More than a few callers said that if The PD people think they are going to carry a computer into the bathroom to read the paper, they have another thing coming.

(I have no solutions for reading a computer in the bathroom, which seems to be the venue in which a lot of people choose to read the paper.)

And trying to work a crossword puzzle on a computer in the bathroom is preposterous. You could drop the conjugation of an entire verb into extremely cold water. And you might flush away a useful though little-known word such as “erstwhile,” which I will have more to say about next week.

As I told Laura, whenever you think of an idea for a column, write it down. Save it. Never throw it away. It might be just a single word, but it could lead to a column 22 inches long — which is my weekly goal.

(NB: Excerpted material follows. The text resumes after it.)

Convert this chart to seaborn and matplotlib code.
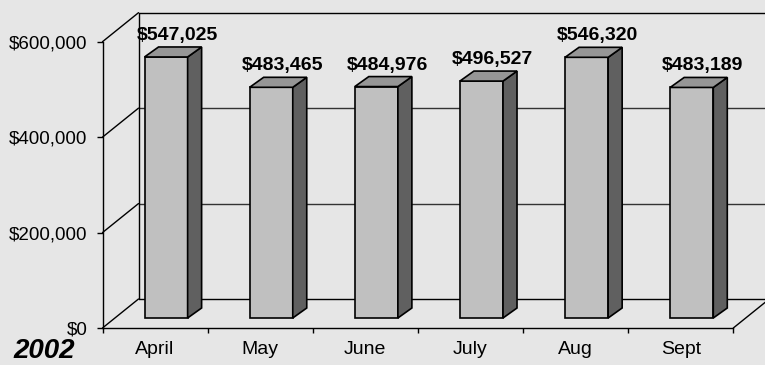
import matplotlib
matplotlib.use("Agg")
import matplotlib.pyplot as plt
import seaborn as sns
import pandas as pd
from matplotlib.patches import Polygon
from matplotlib.lines import Line2D

months = ["April", "May", "June", "July", "Aug", "Sept"]
revenue = [547025, 483465, 484976, 496527, 546320, 483189]
yticks = [0, 200000, 400000, 600000]
ytick_labels = ["$0", "$200,000", "$400,000", "$600,000"]
year_label = "2002"

sns.set_style("white")
plt.rcParams["font.family"] = ["Liberation Sans", "DejaVu Sans"]

BG = "#E6E6E6"
FRONT = "#C0C0C0"
TOP = "#969696"
SIDE = "#606060"

W, H = 765, 365
fig = plt.figure(figsize=(W / 100, H / 100), dpi=100, facecolor=BG)
# front plane of the 3-D box (pixels)
L, R, B, T = 102.5, 733.3, 328.0, 41.7
ax = fig.add_axes([L / W, (H - B) / H, (R - L) / W, (B - T) / H])
ax.set_facecolor("none")
ax.set_xlim(-0.5, len(months) - 0.5)
ax.set_ylim(0, 600000)

# pixel -> data conversion
kx = (len(months)) / (R - L)
ky = 600000 / (B - T)

def px(dx, dy):
    return dx * kx, dy * ky

bdx, bdy = px(36, 29)      # depth of the box
odx, ody = px(11, 10)      # bar front face offset into box
ddx, ddy = px(14, 10)      # bar depth

df = pd.DataFrame({"month": months, "revenue": revenue})
sns.barplot(data=df, x="month", y="revenue", ax=ax, width=0.41,
            color=FRONT, edgecolor="black", linewidth=1.2, saturation=1,
            zorder=5)

x0e, x1e = -0.5, len(months) - 0.5
line_kw = dict(color="black", lw=1.0, clip_on=False, zorder=1)
# back wall lines & diagonals
for v in yticks:
    ax.add_line(Line2D([x0e, x0e + bdx], [v, v + bdy], **line_kw))
    col = "#333333" if v not in (0, 600000) else "black"
    ax.add_line(Line2D([x0e + bdx, x1e + bdx + 1], [v + bdy, v + bdy],
                       color=col, lw=1.0, clip_on=False, zorder=1))
ax.add_line(Line2D([x0e + bdx, x0e + bdx], [bdy, 600000 + bdy], **line_kw))
ax.add_line(Line2D([x1e, x1e + bdx], [0, bdy], **line_kw))

# 3-D faces for each bar
for p, v in zip(ax.patches, revenue):
    x0 = p.get_x() + odx
    w = p.get_width()
    h = p.get_height()
    p.set_x(x0)
    p.set_y(ody)
    x1 = x0 + w
    yb, yt = ody, ody + h
    side = Polygon([(x1, yb), (x1 + ddx, yb + ddy), (x1 + ddx, yt + ddy), (x1, yt)],
                   closed=True, facecolor=SIDE, edgecolor="black", lw=1.2,
                   zorder=5, clip_on=False)
    top = Polygon([(x0, yt), (x1, yt), (x1 + ddx, yt + ddy), (x0 + ddx, yt + ddy)],
                  closed=True, facecolor=TOP, edgecolor="black", lw=1.2,
                  zorder=5, clip_on=False)
    ax.add_patch(side)
    ax.add_patch(top)
    p.set_clip_on(False)
    ax.text((x0 + x1) / 2 + 0.8 * ddx, yt + ddy + 7 * ky, f"${v:,.0f}",
            ha="center", va="baseline", fontsize=14, fontweight="bold",
            color="black", zorder=6, clip_on=False)

# axes styling
for s in ["top", "right"]:
    ax.spines[s].set_visible(False)
for s in ["left", "bottom"]:
    ax.spines[s].set_visible(True)
    ax.spines[s].set_color("black")
    ax.spines[s].set_linewidth(1.0)
    ax.spines[s].set_zorder(2)

ax.set_yticks(yticks)
ax.set_yticklabels(ytick_labels)
ax.tick_params(axis="y", direction="out", length=4, width=1, pad=7,
               labelsize=13.5, colors="black", left=True)
ax.set_xticks(range(len(months)))
ax.set_xticklabels(months)
ax.set_xticks([i - 0.5 for i in range(len(months) + 1)], minor=True)
ax.tick_params(axis="x", which="major", length=0, pad=9, labelsize=14,
               colors="black")
ax.tick_params(axis="x", which="minor", direction="out", length=3.5, width=1,
               bottom=True, colors="black")
ax.set_xlabel("")
ax.set_ylabel("")

fig.text(13 / W, 6.5 / H, year_label, fontsize=20, fontweight="bold",
         fontstyle="italic", ha="left", va="baseline", color="black")

fig.savefig("out.png", dpi=100, facecolor=BG)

I have thousands, literally thousands, of notes bearing single words to remind me of column topics. They may not be interesting to you, but at least they are interesting to me.

These notes of mine are literally everywhere. They are in my pockets, in my office here and at the college, in my car, and everywhere else I may feel the compulsion leave a note.

I shall offer but a single example. I have a note that says “Hamp.” It refers to the last CD I bought by Lionel Hampton, and it is a reminder to quit stopping at Half Price Books in Mentor every time I have a few minutes to kill, because every time I do I buy $40 worth of CDs.

Make no mistake, I love every one of them. But I’ve got to stop! That one Hamp CD sent me to my basement, rummaging for Hampton CDs I hadn’t played for a long time. I found six or eight of them.
I don’t have time for that when I have hedges to trim and weeds to pull.